◆ WHAT IS EXPECTED ◆
Retype exactly what runs from the first line of the data to the line with "const font = size", keeping both of those lines and skipping pictures.

◆ COLLECTED DATA ◆
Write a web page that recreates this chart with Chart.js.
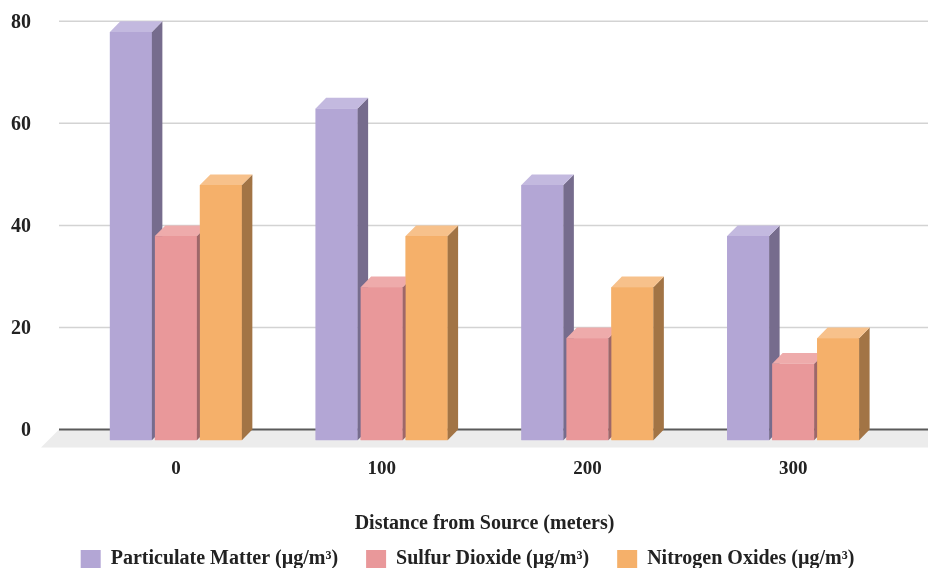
<!DOCTYPE html>
<html>
<head>
<meta charset="utf-8">
<script src="https://cdn.jsdelivr.net/npm/chart.js@4.4.1/dist/chart.umd.min.js"></script>
<style>
  html, body { margin: 0; padding: 0; background: #fff; }
  #wrap { width: 928px; height: 568px; }
</style>
</head>
<body>
<div id="wrap"><canvas id="chart"></canvas></div>
<script>
// ── Datos ────────────────────────────────────────────────────────────────
const distances   = ['0', '100', '200', '300'];
const particulate = [80, 65, 50, 40];
const sulfur      = [40, 30, 20, 15];
const nitrogen    = [50, 40, 30, 20];
const yTicks      = [0, 20, 40, 60, 80];

// ── Estilo 3D ────────────────────────────────────────────────────────────
const DX = 10.5, DY = 10.7;
const faces = [
    { front: '#b3a6d5', side: '#766c8d', top: '#c3b9df' },
    { front: '#e9989a', side: '#9e6769', top: '#eeabab' },
    { front: '#f5b06a', side: '#a27445', top: '#f7c18b' },
];
const SERIF = '"Liberation Serif", "Times New Roman", serif';
const font = size => ({ family: SERIF, size, weight: 'bold' });

const box3d = {
    id: 'box3d',
    beforeLayout(chart) {
        // leyenda algo mas baja
        const lg = chart.legend;
        if (lg && !lg._patched) {
            const fit = lg.fit;
            lg.fit = function () { fit.call(this); this.height -= 11; };
            lg._patched = true;
        }
    },
    afterLayout(chart) {
        chart.legend.left += 14;
        chart.legend.right += 14;
    },
    beforeDatasetsDraw(chart) {
        const { ctx, chartArea, scales: { y } } = chart;
        const back = v => y.getPixelForValue(v) - DY;
        const x0 = chartArea.left - 14, x1 = chart.width;
        const z = back(0);
        ctx.save();
        // suelo
        ctx.fillStyle = '#ececec';
        ctx.beginPath();
        ctx.moveTo(x0, z);
        ctx.lineTo(x1, z);
        ctx.lineTo(x1, z + 18);
        ctx.lineTo(x0 - 18, z + 18);
        ctx.closePath();
        ctx.fill();
        // rejilla
        ctx.strokeStyle = '#d3d3d3';
        ctx.lineWidth = 1.5;
        yTicks.filter(v => v > 0).forEach(v => {
            ctx.beginPath();
            ctx.moveTo(x0, back(v));
            ctx.lineTo(x1, back(v));
            ctx.stroke();
        });
        ctx.strokeStyle = '#5a5a5a';
        ctx.lineWidth = 2;
        ctx.beginPath();
        ctx.moveTo(x0, z);
        ctx.lineTo(x1, z);
        ctx.stroke();
        ctx.restore();
    },
    afterDatasetsDraw(chart) {
        const { ctx } = chart;
        ctx.save();
        chart.data.datasets.forEach((ds, di) => {
            const f = faces[di];
            chart.getDatasetMeta(di).data.forEach(el => {
                const { x, y, base, width } = el.getProps(['x', 'y', 'base', 'width'], true);
                const l = x - width / 2, r = x + width / 2;
                ctx.fillStyle = f.front;
                ctx.fillRect(l, y, width, base - y);
                ctx.fillStyle = f.side;
                ctx.beginPath();
                ctx.moveTo(r, y); ctx.lineTo(r + DX, y - DY);
                ctx.lineTo(r + DX, base - DY); ctx.lineTo(r, base);
                ctx.closePath(); ctx.fill();
                ctx.fillStyle = f.top;
                ctx.beginPath();
                ctx.moveTo(l, y); ctx.lineTo(l + DX, y - DY);
                ctx.lineTo(r + DX, y - DY); ctx.lineTo(r, y);
                ctx.closePath(); ctx.fill();
            });
        });
        ctx.restore();
    },
};

const mk = (label, data, i) => ({
    label, data,
    backgroundColor: faces[i].front,
    borderWidth: 0,
    barPercentage: 0.933,
    categoryPercentage: 0.656,
});

new Chart(document.getElementById('chart').getContext('2d'), {
    type: 'bar',
    data: {
        labels: distances,
        datasets: [
            mk('Particulate Matter (µg/m³)', particulate, 0),
            mk('Sulfur Dioxide (µg/m³)', sulfur, 1),
            mk('Nitrogen Oxides (µg/m³)', nitrogen, 2),
        ],
    },
    options: {
        responsive: true, maintainAspectRatio: false, animation: false,
        layout: { padding: { left: 11, right: 32, top: 32, bottom: 0 } },
        scales: {
            x: {
                grid: { display: false, drawTicks: false },
                border: { display: false },
                ticks: { color: '#222', font: font(19), padding: 17 },
                title: {
                    display: true, text: 'Distance from Source (meters)',
                    color: '#222', font: font(20), padding: { top: 15, bottom: -15 },
                },
            },
            y: {
                min: 0, max: 80,
                grid: { display: false, drawTicks: false },
                border: { display: false },
                ticks: { stepSize: 20, color: '#222', font: font(20), padding: 42, labelOffset: -9 },
                afterFit(axis) {
                    axis.width = 62;
                    axis.paddingTop = 0;
                    axis.paddingBottom = 0;
                },
            },
        },
        plugins: {
            legend: {
                position: 'bottom',
                labels: { boxWidth: 20, boxHeight: 18, padding: 28, color: '#222', font: font(20) },
            },
            tooltip: { enabled: false },
        },
    },
    plugins: [box3d],
});
</script>
</body>
</html>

◆ OUTPUT OF THE TASK ◆
Write a web page that recreates this chart with Chart.js.
<!DOCTYPE html>
<html>
<head>
<meta charset="utf-8">
<script src="https://cdn.jsdelivr.net/npm/chart.js@4.4.1/dist/chart.umd.min.js"></script>
<style>
  html, body { margin: 0; padding: 0; background: #fff; }
  #wrap { width: 928px; height: 568px; }
</style>
</head>
<body>
<div id="wrap"><canvas id="chart"></canvas></div>
<script>
// ── Datos ────────────────────────────────────────────────────────────────
const distances   = ['0', '100', '200', '300'];
const particulate = [80, 65, 50, 40];
const sulfur      = [40, 30, 20, 15];
const nitrogen    = [50, 40, 30, 20];
const yTicks      = [0, 20, 40, 60, 80];

// ── Estilo 3D ────────────────────────────────────────────────────────────
const DX = 10.5, DY = 10.7;
const faces = [
    { front: '#b3a6d5', side: '#766c8d', top: '#c3b9df' },
    { front: '#e9989a', side: '#9e6769', top: '#eeabab' },
    { front: '#f5b06a', side: '#a27445', top: '#f7c18b' },
];
const SERIF = '"Liberation Serif", "Times New Roman", serif';
const font = size => ({ family: SERIF, size, weight: 'bold' });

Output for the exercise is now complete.